### Exercise directions
Output exactly the lines from the first line of the records below through the line containing "1.178, 1.090, 1.000];", both included, leaving out any pictures.

### Data
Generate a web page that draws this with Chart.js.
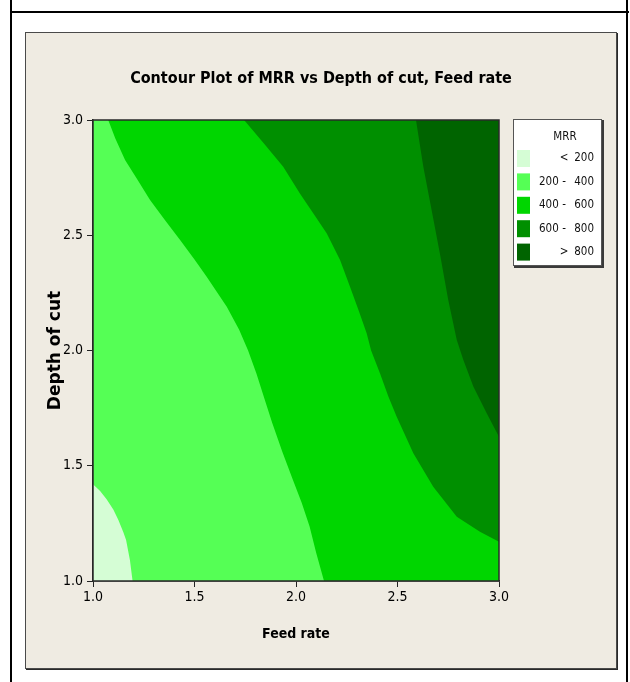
<!DOCTYPE html>
<html>
<head>
<meta charset="utf-8">
<script src="https://cdn.jsdelivr.net/npm/chart.js@4/dist/chart.umd.min.js"></script>
<style>
  html, body { margin: 0; padding: 0; background: #ffffff; }
  #page { position: relative; width: 630px; height: 682px; overflow: hidden; background: #ffffff; }
  .vline { position: absolute; top: 0; width: 2px; height: 682px; background: #000; }
  .hline { position: absolute; left: 10px; width: 619px; height: 2px; background: #000; top: 11px; }
  #panel { position: absolute; left: 25px; top: 32px; width: 590px; height: 635px;
           background: #efebe2; border: 1px solid #4a4a4a; box-shadow: 1px 1px 0 #2a2a2a; }
  canvas { position: absolute; left: 0; top: 0; }
</style>
</head>
<body>
<div id="page">
  <div class="vline" style="left:10px"></div>
  <div class="vline" style="left:626px"></div>
  <div class="hline"></div>
  <div id="panel"></div>
  <canvas id="c" width="630" height="682"></canvas>
</div>
<script>
// ---------------- data ----------------
const chartTitle = 'Contour Plot of MRR vs Depth of cut, Feed rate';
const xAxisTitle = 'Feed rate';
const yAxisTitle = 'Depth of cut';
const legendTitle = 'MRR';
const xTicks = [1.0, 1.5, 2.0, 2.5, 3.0];
const yTicks = [1.0, 1.5, 2.0, 2.5, 3.0];
const levelLabels = ['< 200', '200 - 400', '400 - 600', '600 - 800', '> 800'];
const levelColors = ['#d5fdd5', '#55ff55', '#00d600', '#008f00', '#006400'];

// contour boundaries (Feed rate, Depth of cut)
const b200X = [1.000, 1.035, 1.067, 1.100, 1.125, 1.150, 1.163, 1.182, 1.195];
const b200Y = [1.420, 1.390, 1.355, 1.310, 1.265, 1.210, 1.178, 1.090, 1.000];

const b400X = [1.075, 1.110, 1.158, 1.220, 1.281, 1.355, 1.429, 1.500, 1.560, 1.659, 1.720, 1.764, 1.805, 1.845, 1.883, 1.933, 1.984, 2.028, 2.067, 2.100, 2.138];
const b400Y = [3.000, 2.920, 2.826, 2.740, 2.653, 2.565, 2.479, 2.395, 2.320, 2.190, 2.090, 2.000, 1.900, 1.790, 1.685, 1.560, 1.440, 1.340, 1.236, 1.120, 1.000];

const b600X = [1.744, 1.840, 1.937, 2.020, 2.084, 2.151, 2.217, 2.266, 2.310, 2.348, 2.370, 2.414, 2.455, 2.496, 2.578, 2.676, 2.792, 2.906, 3.000];
const b600Y = [3.000, 2.900, 2.797, 2.680, 2.597, 2.509, 2.393, 2.277, 2.170, 2.075, 2.000, 1.900, 1.800, 1.713, 1.554, 1.409, 1.279, 1.214, 1.170];

const b800X = [2.591, 2.627, 2.668, 2.709, 2.750, 2.792, 2.824, 2.874, 2.940, 3.000];
const b800Y = [3.000, 2.798, 2.610, 2.420, 2.219, 2.046, 1.960, 1.843, 1.727, 1.626];

// ---------------- build region polygons ----------------
const xMin = xTicks[0], xMax = xTicks[xTicks.length - 1];
const yMin = yTicks[0], yMax = yTicks[yTicks.length - 1];

function regionAbove(bx, by) {
  // boundary points, then walk the plot edge clockwise back to the start
  const pts = bx.map((x, i) => ({ x: x, y: by[i] }));
  const last = pts[pts.length - 1];
  const first = pts[0];
  if (last.y === yMin) pts.push({ x: xMax, y: yMin });
  pts.push({ x: xMax, y: yMax });
  if (first.x === xMin && first.y < yMax) pts.push({ x: xMin, y: yMax });
  return pts;
}
const basePolygon = [{x: xMin, y: yMin}, {x: xMax, y: yMin}, {x: xMax, y: yMax}, {x: xMin, y: yMax}];
const polygons = [
  basePolygon,
  regionAbove(b200X, b200Y),
  regionAbove(b400X, b400Y),
  regionAbove(b600X, b600Y),
  regionAbove(b800X, b800Y)
];

const datasets = polygons.map((pts, i) => ({
  label: levelLabels[i],
  data: pts,
  showLine: true,
  fill: 'shape',
  backgroundColor: levelColors[i],
  borderColor: 'rgba(0,0,0,0)',
  borderWidth: 0,
  pointRadius: 0,
  tension: 0,
  order: polygons.length - i
}));

// ---------------- style ----------------
const NARROW = "'Liberation Sans Narrow', 'DejaVu Sans Condensed', 'Liberation Sans', sans-serif";
const fmt = v => Number(v).toFixed(1);

const framePlugin = {
  id: 'frame',
  afterDatasetsDraw(chart) {
    const a = chart.chartArea, c = chart.ctx;
    c.save();
    c.strokeStyle = '#2a2a2a';
    c.lineWidth = 1.5;
    c.strokeRect(a.left, a.top, a.right - a.left, a.bottom - a.top);
    c.restore();
  }
};

const legendPlugin = {
  id: 'contourLegend',
  afterDraw(chart) {
    const c = chart.ctx;
    const bx = 513, by = 119, bw = 89, bh = 147;
    c.save();
    c.fillStyle = '#3a3a3a';
    c.fillRect(bx + 1, by + 1, bw + 1, bh + 1);
    c.fillStyle = '#ffffff';
    c.fillRect(bx, by, bw, bh);
    c.strokeStyle = '#555';
    c.lineWidth = 1;
    c.strokeRect(bx + 0.5, by + 0.5, bw - 1, bh - 1);
    c.fillStyle = '#111';
    c.font = '11.5px ' + NARROW;
    c.textBaseline = 'middle';
    c.textAlign = 'center';
    c.fillText(legendTitle, 565, 137);
    levelLabels.forEach((lab, i) => {
      const cy = 158.5 + i * 23.4;
      c.fillStyle = levelColors[i];
      c.fillRect(517, cy - 8.5, 13, 17);
      c.fillStyle = '#111';
      const parts = lab.split(' ');
      let left = '', mid, right;
      if (parts.length === 3) { left = parts[0]; mid = parts[1]; right = parts[2]; }
      else { mid = parts[0]; right = parts[1]; }
      c.textAlign = 'left';
      if (left) c.fillText(left, 539, cy);
      c.textAlign = 'center';
      c.fillText(mid, 564, cy);
      c.textAlign = 'right';
      c.fillText(right, 594, cy);
    });
    c.restore();
  }
};

new Chart(document.getElementById('c'), {
  type: 'scatter',
  data: { datasets: datasets },
  options: {
    responsive: false,
    animation: false,
    events: [],
    layout: { padding: { left: 25, right: 13, top: 0, bottom: 0 } },
    plugins: {
      legend: { display: false },
      tooltip: { enabled: false },
      title: {
        display: true,
        text: chartTitle,
        color: '#000',
        font: { family: NARROW, size: 16, weight: 'bold' },
        padding: { top: 69.4, bottom: 31.4 }
      }
    },
    scales: {
      x: {
        type: 'linear',
        position: 'bottom',
        min: xMin, max: xMax,
        afterBuildTicks: s => { s.ticks = xTicks.map(v => ({ value: v })); },
        ticks: { callback: fmt, color: '#000', font: { family: NARROW, size: 14 }, padding: 2, maxRotation: 0, autoSkip: false },
        grid: { display: true, drawOnChartArea: false, drawTicks: true, tickLength: 6, color: '#222', tickWidth: 1 },
        border: { display: true, color: '#222', width: 1.5 },
        title: { display: true, text: xAxisTitle, color: '#000', font: { family: NARROW, size: 14, weight: 'bold' }, padding: { top: 0, bottom: 39.6 } },
        afterFit: s => { s.height = 101; }
      },
      y: {
        type: 'linear',
        position: 'left',
        min: yMin, max: yMax,
        afterBuildTicks: s => { s.ticks = yTicks.map(v => ({ value: v })); },
        ticks: { callback: fmt, color: '#000', font: { family: NARROW, size: 14 }, padding: 4, autoSkip: false },
        grid: { display: true, drawOnChartArea: false, drawTicks: true, tickLength: 6, color: '#222', tickWidth: 1 },
        border: { display: true, color: '#222', width: 1.5 },
        title: { display: true, text: yAxisTitle, color: '#000', font: { family: "'DejaVu Sans', sans-serif", size: 17, weight: 'bold' }, padding: { top: 20.8, bottom: 0 } },
        afterFit: s => { s.width = 68; }
      },
      yRight: {
        type: 'linear',
        position: 'right',
        display: true,
        ticks: { display: false },
        grid: { display: false },
        border: { display: false },
        afterFit: s => { s.width = 118; }
      }
    }
  },
  plugins: [framePlugin, legendPlugin]
});
</script>
</body>
</html>
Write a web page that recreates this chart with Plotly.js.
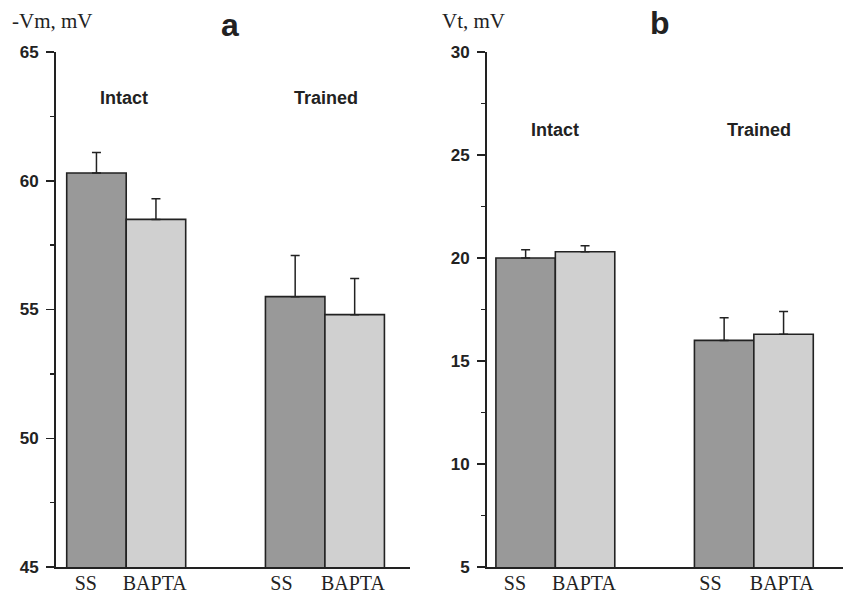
<!DOCTYPE html>
<html>
<head>
<meta charset="utf-8">
<script src="https://cdn.plot.ly/plotly-3.0.1.min.js"></script>
<style>html,body{margin:0;padding:0;background:#fff;}#chart{width:845px;height:596px;}</style>
</head>
<body>
<div id="chart"></div>
<script>
// Data
const groups = ["Intact", "Trained"];
const conditions = ["SS", "BAPTA"];
const tickLabels = ["SS", "BAPTA", "SS", "BAPTA"];
const xPositions = [0, 1, 3.34, 4.34];
const tickPositions = [-0.18, 0.98, 3.11, 4.31];

// Panel a: -Vm, mV
const vmSS = [60.3, 55.5];
const vmSSerr = [0.8, 1.6];
const vmBAPTA = [58.5, 54.8];
const vmBAPTAerr = [0.8, 1.4];

// Panel b: Vt, mV
const vtSS = [20.0, 16.0];
const vtSSerr = [0.4, 1.1];
const vtBAPTA = [20.3, 16.3];
const vtBAPTAerr = [0.3, 1.1];

const colorSS = "#999999";
const colorBAPTA = "#d0d0d0";

function barTrace(xs, ys, errs, color, xa, ya, name) {
  return {
    type: "bar", x: xs, y: ys, width: 1, name: name,
    xaxis: xa, yaxis: ya, showlegend: false,
    marker: {color: color, line: {color: "#222", width: 1.6}},
    error_y: {type: "data", symmetric: false, array: errs, arrayminus: errs.map(() => 0),
      color: "#222", thickness: 1.5, width: 4.5}
  };
}

const ssX = [xPositions[0], xPositions[2]];
const baX = [xPositions[1], xPositions[3]];

const traces = [
  barTrace(ssX, vmSS, vmSSerr, colorSS, "x", "y", conditions[0]),
  barTrace(baX, vmBAPTA, vmBAPTAerr, colorBAPTA, "x", "y", conditions[1]),
  barTrace(ssX, vtSS, vtSSerr, colorSS, "x2", "y2", conditions[0]),
  barTrace(baX, vtBAPTA, vtBAPTAerr, colorBAPTA, "x2", "y2", conditions[1])
];

const W = 845, H = 596;
const sansBold = {family: "Liberation Sans, Arial, sans-serif", size: 17, color: "#222", weight: 700};
const serifFont = {family: "Liberation Serif, Times New Roman, serif", size: 21, color: "#222"};
const xTickFont = {family: "Liberation Serif, Times New Roman, serif", size: 20, color: "#222"};
const labelFont = {family: "Liberation Sans, Arial, sans-serif", size: 18, color: "#222", weight: 700};
const letterFont = {family: "Liberation Sans, Arial, sans-serif", size: 32, color: "#222", weight: 700};

function yAxis(range, anchor) {
  return {
    range: range, anchor: anchor, domain: [29 / H, 1 - 52 / H],
    dtick: 5, tick0: 0, ticks: "outside", ticklen: 8, tickwidth: 1.5, tickcolor: "#222",
    showline: true, linecolor: "#222", linewidth: 2, showgrid: false, zeroline: false,
    tickfont: sansBold, ticklabelstandoff: 4,
    minor: {dtick: 2.5, ticks: "outside", ticklen: 4, tickwidth: 1.5, tickcolor: "#222", showgrid: false},
    fixedrange: true
  };
}

function xAxis(range, domain, anchor) {
  return {
    range: range, domain: domain, anchor: anchor,
    tickvals: tickPositions, ticktext: tickLabels, ticks: "",
    showline: true, linecolor: "#222", linewidth: 2, showgrid: false, zeroline: false,
    tickfont: xTickFont, ticklabelstandoff: -3, fixedrange: true
  };
}

const layout = {
  width: W, height: H,
  margin: {l: 0, r: 0, t: 0, b: 0},
  paper_bgcolor: "#fff", plot_bgcolor: "#fff",
  bargap: 0,
  xaxis: xAxis([-0.68, 5.27], [56 / W, 410 / W], "y"),
  yaxis: yAxis([45, 65], "x"),
  xaxis2: xAxis([-0.65, 5.34], [487 / W, 843 / W], "y2"),
  yaxis2: yAxis([5, 30], "x2"),
  annotations: [
    {text: "-Vm, mV", xref: "paper", yref: "paper", x: 10 / W, y: 1 - 21 / H, xanchor: "left", yanchor: "middle", showarrow: false, font: serifFont},
    {text: "Vt, mV", xref: "paper", yref: "paper", x: 440 / W, y: 1 - 21 / H, xanchor: "left", yanchor: "middle", showarrow: false, font: serifFont},
    {text: "a", xref: "paper", yref: "paper", x: 230 / W, y: 1 - 25 / H, xanchor: "center", yanchor: "middle", showarrow: false, font: letterFont},
    {text: "b", xref: "paper", yref: "paper", x: 660 / W, y: 1 - 23 / H, xanchor: "center", yanchor: "middle", showarrow: false, font: letterFont},
    {text: groups[0], xref: "x", yref: "paper", x: 0.46, y: 1 - 98 / H, xanchor: "center", yanchor: "middle", showarrow: false, font: labelFont},
    {text: groups[1], xref: "x", yref: "paper", x: 3.86, y: 1 - 98 / H, xanchor: "center", yanchor: "middle", showarrow: false, font: labelFont},
    {text: groups[0], xref: "x2", yref: "paper", x: 0.5, y: 1 - 130 / H, xanchor: "center", yanchor: "middle", showarrow: false, font: labelFont},
    {text: groups[1], xref: "x2", yref: "paper", x: 3.92, y: 1 - 130 / H, xanchor: "center", yanchor: "middle", showarrow: false, font: labelFont}
  ]
};

Plotly.newPlot("chart", traces, layout, {displayModeBar: false, staticPlot: true});
</script>
</body>
</html>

### Exercise solution
Generate a web page that draws this with Chart.js.
<!DOCTYPE html>
<html>
<head>
<meta charset="utf-8">
<script src="https://cdn.jsdelivr.net/npm/chart.js@4/dist/chart.umd.min.js"></script>
<style>
  html, body { margin: 0; padding: 0; background: #ffffff; }
  #page { position: relative; width: 630px; height: 682px; overflow: hidden; background: #ffffff; }
  .vline { position: absolute; top: 0; width: 2px; height: 682px; background: #000; }
  .hline { position: absolute; left: 10px; width: 619px; height: 2px; background: #000; top: 11px; }
  #panel { position: absolute; left: 25px; top: 32px; width: 590px; height: 635px;
           background: #efebe2; border: 1px solid #4a4a4a; box-shadow: 1px 1px 0 #2a2a2a; }
  canvas { position: absolute; left: 0; top: 0; }
</style>
</head>
<body>
<div id="page">
  <div class="vline" style="left:10px"></div>
  <div class="vline" style="left:626px"></div>
  <div class="hline"></div>
  <div id="panel"></div>
  <canvas id="c" width="630" height="682"></canvas>
</div>
<script>
// ---------------- data ----------------
const chartTitle = 'Contour Plot of MRR vs Depth of cut, Feed rate';
const xAxisTitle = 'Feed rate';
const yAxisTitle = 'Depth of cut';
const legendTitle = 'MRR';
const xTicks = [1.0, 1.5, 2.0, 2.5, 3.0];
const yTicks = [1.0, 1.5, 2.0, 2.5, 3.0];
const levelLabels = ['< 200', '200 - 400', '400 - 600', '600 - 800', '> 800'];
const levelColors = ['#d5fdd5', '#55ff55', '#00d600', '#008f00', '#006400'];

// contour boundaries (Feed rate, Depth of cut)
const b200X = [1.000, 1.035, 1.067, 1.100, 1.125, 1.150, 1.163, 1.182, 1.195];
const b200Y = [1.420, 1.390, 1.355, 1.310, 1.265, 1.210, 1.178, 1.090, 1.000];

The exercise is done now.